From the first line of the data through the line containing "Chart.register(...registerables);", return each line exactly.
────────
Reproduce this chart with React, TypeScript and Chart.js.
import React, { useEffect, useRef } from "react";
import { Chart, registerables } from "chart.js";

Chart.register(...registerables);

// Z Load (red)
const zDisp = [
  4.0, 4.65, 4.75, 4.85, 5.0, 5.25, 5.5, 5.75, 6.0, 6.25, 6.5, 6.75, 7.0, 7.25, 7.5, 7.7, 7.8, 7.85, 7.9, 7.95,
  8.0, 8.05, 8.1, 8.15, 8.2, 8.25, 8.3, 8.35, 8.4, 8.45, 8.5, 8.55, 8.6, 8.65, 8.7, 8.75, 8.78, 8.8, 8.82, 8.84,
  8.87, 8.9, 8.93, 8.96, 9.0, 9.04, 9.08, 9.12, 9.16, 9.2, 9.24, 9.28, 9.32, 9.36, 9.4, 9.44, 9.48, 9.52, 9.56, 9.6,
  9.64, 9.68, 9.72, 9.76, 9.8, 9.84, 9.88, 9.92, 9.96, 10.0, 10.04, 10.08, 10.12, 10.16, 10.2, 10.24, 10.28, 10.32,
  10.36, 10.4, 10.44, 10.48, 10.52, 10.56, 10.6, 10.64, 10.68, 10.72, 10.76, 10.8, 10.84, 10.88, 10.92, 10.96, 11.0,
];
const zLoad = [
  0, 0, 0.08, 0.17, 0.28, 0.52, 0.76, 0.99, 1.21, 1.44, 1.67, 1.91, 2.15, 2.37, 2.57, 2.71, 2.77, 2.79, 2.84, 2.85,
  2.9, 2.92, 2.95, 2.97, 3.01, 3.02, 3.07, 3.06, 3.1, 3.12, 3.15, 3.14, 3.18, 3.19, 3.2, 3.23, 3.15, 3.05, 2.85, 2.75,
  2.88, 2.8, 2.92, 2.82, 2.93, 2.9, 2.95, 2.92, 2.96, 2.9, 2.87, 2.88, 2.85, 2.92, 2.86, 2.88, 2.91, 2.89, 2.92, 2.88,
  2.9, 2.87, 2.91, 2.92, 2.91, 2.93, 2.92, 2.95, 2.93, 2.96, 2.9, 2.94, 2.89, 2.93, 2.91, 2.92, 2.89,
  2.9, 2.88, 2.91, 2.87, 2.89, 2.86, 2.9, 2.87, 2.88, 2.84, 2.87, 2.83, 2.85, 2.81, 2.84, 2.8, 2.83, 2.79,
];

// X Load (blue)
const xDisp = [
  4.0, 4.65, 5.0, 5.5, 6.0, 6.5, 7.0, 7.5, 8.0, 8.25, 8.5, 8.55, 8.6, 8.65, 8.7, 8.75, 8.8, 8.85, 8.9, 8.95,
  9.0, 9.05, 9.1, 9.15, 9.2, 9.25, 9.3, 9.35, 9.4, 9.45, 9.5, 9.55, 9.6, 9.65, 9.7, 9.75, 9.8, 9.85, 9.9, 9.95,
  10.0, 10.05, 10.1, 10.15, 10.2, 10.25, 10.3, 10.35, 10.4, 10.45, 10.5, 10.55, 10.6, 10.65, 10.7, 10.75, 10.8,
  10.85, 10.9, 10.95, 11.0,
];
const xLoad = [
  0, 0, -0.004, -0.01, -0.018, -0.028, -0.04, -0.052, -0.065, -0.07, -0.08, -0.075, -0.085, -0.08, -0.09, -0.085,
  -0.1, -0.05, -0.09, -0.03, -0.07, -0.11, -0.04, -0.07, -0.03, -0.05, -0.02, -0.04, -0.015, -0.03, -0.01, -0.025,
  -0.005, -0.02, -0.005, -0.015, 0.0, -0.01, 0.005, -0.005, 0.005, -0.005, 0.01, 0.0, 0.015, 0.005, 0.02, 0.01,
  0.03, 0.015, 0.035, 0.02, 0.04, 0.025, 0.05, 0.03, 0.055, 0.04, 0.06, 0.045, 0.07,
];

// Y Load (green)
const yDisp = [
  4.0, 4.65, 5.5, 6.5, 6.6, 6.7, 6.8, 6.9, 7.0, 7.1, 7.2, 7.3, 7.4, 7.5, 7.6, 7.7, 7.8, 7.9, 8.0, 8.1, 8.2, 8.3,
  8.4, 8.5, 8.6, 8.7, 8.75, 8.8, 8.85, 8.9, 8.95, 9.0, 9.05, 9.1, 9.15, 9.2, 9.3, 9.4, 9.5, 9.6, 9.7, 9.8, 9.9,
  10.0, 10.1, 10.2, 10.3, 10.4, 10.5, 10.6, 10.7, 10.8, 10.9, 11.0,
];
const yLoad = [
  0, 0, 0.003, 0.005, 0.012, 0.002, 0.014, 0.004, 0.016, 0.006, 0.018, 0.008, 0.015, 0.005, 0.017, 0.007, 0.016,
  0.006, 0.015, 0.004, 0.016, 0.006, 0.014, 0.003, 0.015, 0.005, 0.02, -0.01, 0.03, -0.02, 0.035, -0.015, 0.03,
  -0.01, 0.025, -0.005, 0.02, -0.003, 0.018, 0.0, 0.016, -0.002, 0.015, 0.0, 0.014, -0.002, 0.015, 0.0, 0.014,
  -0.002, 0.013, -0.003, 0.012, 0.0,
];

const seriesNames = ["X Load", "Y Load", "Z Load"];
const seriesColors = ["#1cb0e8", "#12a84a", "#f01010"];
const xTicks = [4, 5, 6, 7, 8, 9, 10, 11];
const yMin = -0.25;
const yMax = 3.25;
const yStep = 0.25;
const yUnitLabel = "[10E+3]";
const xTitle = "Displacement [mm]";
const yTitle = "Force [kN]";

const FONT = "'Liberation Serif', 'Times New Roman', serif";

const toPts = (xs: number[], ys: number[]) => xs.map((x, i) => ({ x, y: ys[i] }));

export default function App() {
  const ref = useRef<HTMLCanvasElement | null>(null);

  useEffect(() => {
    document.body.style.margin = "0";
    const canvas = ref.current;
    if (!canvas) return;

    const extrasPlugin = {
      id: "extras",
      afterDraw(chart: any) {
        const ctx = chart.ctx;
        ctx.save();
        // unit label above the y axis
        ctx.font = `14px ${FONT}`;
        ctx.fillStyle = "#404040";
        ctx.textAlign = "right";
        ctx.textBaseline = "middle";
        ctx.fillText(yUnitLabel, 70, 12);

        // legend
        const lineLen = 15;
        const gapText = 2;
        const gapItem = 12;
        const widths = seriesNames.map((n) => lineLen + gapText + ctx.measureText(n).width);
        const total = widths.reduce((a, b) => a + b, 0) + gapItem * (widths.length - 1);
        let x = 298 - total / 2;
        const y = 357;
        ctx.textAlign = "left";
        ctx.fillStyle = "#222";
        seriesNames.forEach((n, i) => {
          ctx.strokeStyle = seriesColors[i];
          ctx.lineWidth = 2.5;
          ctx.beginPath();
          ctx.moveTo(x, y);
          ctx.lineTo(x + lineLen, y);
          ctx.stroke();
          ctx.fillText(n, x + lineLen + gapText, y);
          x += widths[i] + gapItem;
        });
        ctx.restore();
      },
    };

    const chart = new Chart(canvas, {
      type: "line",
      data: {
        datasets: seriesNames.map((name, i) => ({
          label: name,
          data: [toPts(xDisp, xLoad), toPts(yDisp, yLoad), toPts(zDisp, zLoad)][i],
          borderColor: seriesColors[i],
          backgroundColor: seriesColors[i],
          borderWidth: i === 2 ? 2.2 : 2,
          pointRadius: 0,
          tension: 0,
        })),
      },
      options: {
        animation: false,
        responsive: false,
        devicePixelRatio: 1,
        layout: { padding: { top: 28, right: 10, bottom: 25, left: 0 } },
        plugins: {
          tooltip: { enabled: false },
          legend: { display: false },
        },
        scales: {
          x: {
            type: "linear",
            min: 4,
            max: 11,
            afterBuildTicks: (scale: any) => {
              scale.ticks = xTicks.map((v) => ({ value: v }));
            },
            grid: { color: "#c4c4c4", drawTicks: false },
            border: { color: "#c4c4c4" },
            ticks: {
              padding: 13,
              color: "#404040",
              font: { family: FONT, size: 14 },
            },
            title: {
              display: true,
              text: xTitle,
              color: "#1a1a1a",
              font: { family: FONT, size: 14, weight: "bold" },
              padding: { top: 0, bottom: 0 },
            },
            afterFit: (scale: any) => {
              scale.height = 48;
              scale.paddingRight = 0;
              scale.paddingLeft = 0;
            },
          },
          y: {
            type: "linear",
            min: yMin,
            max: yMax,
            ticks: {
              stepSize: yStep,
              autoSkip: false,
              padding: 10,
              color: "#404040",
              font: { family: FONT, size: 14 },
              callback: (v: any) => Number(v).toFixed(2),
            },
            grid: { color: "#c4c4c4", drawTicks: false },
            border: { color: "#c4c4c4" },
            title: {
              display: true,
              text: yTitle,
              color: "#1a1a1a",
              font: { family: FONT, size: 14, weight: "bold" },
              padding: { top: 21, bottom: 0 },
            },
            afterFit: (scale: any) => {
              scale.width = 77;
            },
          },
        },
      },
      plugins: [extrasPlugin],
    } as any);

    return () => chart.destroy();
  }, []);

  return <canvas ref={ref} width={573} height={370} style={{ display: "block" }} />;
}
────────
» **SOLUTION TO THIS TASK**
Reproduce this chart with React, TypeScript and Chart.js.
import React, { useEffect, useRef } from "react";
import { Chart, registerables } from "chart.js";

Chart.register(...registerables);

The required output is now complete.